Task requirements:
Reproduce the data below in full and exclude every picture.

- - - - - - -

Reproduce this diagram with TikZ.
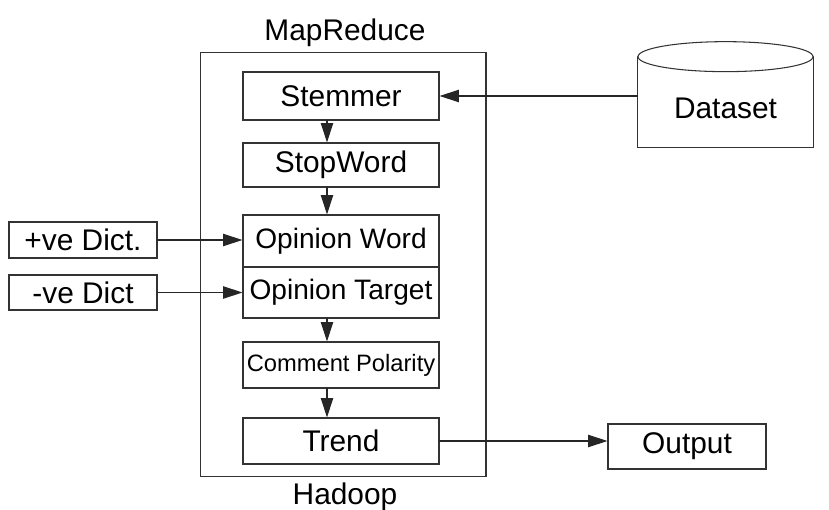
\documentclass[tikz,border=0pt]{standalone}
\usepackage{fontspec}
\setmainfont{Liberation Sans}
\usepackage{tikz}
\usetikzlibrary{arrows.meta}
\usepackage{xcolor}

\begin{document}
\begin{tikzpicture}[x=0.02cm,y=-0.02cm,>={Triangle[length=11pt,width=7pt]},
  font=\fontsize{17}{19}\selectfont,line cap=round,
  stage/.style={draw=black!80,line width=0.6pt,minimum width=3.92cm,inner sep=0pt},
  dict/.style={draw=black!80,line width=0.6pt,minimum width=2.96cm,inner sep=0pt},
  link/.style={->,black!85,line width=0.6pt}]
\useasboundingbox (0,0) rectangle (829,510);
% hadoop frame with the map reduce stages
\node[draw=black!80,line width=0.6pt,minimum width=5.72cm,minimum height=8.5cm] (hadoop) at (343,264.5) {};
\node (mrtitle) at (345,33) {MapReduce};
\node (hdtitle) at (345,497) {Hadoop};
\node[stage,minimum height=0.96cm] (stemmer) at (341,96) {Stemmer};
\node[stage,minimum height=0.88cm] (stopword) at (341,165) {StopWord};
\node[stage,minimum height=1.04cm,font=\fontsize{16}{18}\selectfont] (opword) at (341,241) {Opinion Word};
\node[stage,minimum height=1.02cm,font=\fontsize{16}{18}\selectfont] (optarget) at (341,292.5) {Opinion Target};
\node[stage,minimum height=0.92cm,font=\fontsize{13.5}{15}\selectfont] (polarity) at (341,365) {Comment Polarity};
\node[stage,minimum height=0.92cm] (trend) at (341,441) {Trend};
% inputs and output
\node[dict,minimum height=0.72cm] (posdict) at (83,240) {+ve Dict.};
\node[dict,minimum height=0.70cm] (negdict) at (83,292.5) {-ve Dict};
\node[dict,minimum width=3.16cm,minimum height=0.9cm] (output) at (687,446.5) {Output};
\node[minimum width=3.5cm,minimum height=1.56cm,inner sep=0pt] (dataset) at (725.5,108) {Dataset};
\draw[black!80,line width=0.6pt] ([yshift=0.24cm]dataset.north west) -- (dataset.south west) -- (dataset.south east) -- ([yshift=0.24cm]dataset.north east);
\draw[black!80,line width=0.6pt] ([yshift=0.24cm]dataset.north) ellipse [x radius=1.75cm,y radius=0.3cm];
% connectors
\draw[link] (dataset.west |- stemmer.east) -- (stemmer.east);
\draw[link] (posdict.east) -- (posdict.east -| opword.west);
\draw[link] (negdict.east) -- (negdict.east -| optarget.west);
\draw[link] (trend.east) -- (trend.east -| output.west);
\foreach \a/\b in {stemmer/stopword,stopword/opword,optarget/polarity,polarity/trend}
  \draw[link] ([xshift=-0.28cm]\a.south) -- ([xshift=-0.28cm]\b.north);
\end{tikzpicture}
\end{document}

- - - - - - -

Response to this exercise:
Reproduce this diagram with TikZ.
\documentclass[tikz,border=0pt]{standalone}
\usepackage{fontspec}
\setmainfont{Liberation Sans}
\usepackage{tikz}
\usetikzlibrary{arrows.meta}
\usepackage{xcolor}

\begin{document}
\begin{tikzpicture}[x=0.02cm,y=-0.02cm,>={Triangle[length=11pt,width=7pt]},
  font=\fontsize{17}{19}\selectfont,line cap=round,
  stage/.style={draw=black!80,line width=0.6pt,minimum width=3.92cm,inner sep=0pt},
  dict/.style={draw=black!80,line width=0.6pt,minimum width=2.96cm,inner sep=0pt},
  link/.style={->,black!85,line width=0.6pt}]
\useasboundingbox (0,0) rectangle (829,510);
% hadoop frame with the map reduce stages
\node[draw=black!80,line width=0.6pt,minimum width=5.72cm,minimum height=8.5cm] (hadoop) at (343,264.5) {};
\node (mrtitle) at (345,33) {MapReduce};
\node (hdtitle) at (345,497) {Hadoop};
\node[stage,minimum height=0.96cm] (stemmer) at (341,96) {Stemmer};
\node[stage,minimum height=0.88cm] (stopword) at (341,165) {StopWord};
\node[stage,minimum height=1.04cm,font=\fontsize{16}{18}\selectfont] (opword) at (341,241) {Opinion Word};
\node[stage,minimum height=1.02cm,font=\fontsize{16}{18}\selectfont] (optarget) at (341,292.5) {Opinion Target};
\node[stage,minimum height=0.92cm,font=\fontsize{13.5}{15}\selectfont] (polarity) at (341,365) {Comment Polarity};
\node[stage,minimum height=0.92cm] (trend) at (341,441) {Trend};
% inputs and output
\node[dict,minimum height=0.72cm] (posdict) at (83,240) {+ve Dict.};
\node[dict,minimum height=0.70cm] (negdict) at (83,292.5) {-ve Dict};
\node[dict,minimum width=3.16cm,minimum height=0.9cm] (output) at (687,446.5) {Output};
\node[minimum width=3.5cm,minimum height=1.56cm,inner sep=0pt] (dataset) at (725.5,108) {Dataset};
\draw[black!80,line width=0.6pt] ([yshift=0.24cm]dataset.north west) -- (dataset.south west) -- (dataset.south east) -- ([yshift=0.24cm]dataset.north east);
\draw[black!80,line width=0.6pt] ([yshift=0.24cm]dataset.north) ellipse [x radius=1.75cm,y radius=0.3cm];
% connectors
\draw[link] (dataset.west |- stemmer.east) -- (stemmer.east);
\draw[link] (posdict.east) -- (posdict.east -| opword.west);
\draw[link] (negdict.east) -- (negdict.east -| optarget.west);
\draw[link] (trend.east) -- (trend.east -| output.west);
\foreach \a/\b in {stemmer/stopword,stopword/opword,optarget/polarity,polarity/trend}
  \draw[link] ([xshift=-0.28cm]\a.south) -- ([xshift=-0.28cm]\b.north);
\end{tikzpicture}
\end{document}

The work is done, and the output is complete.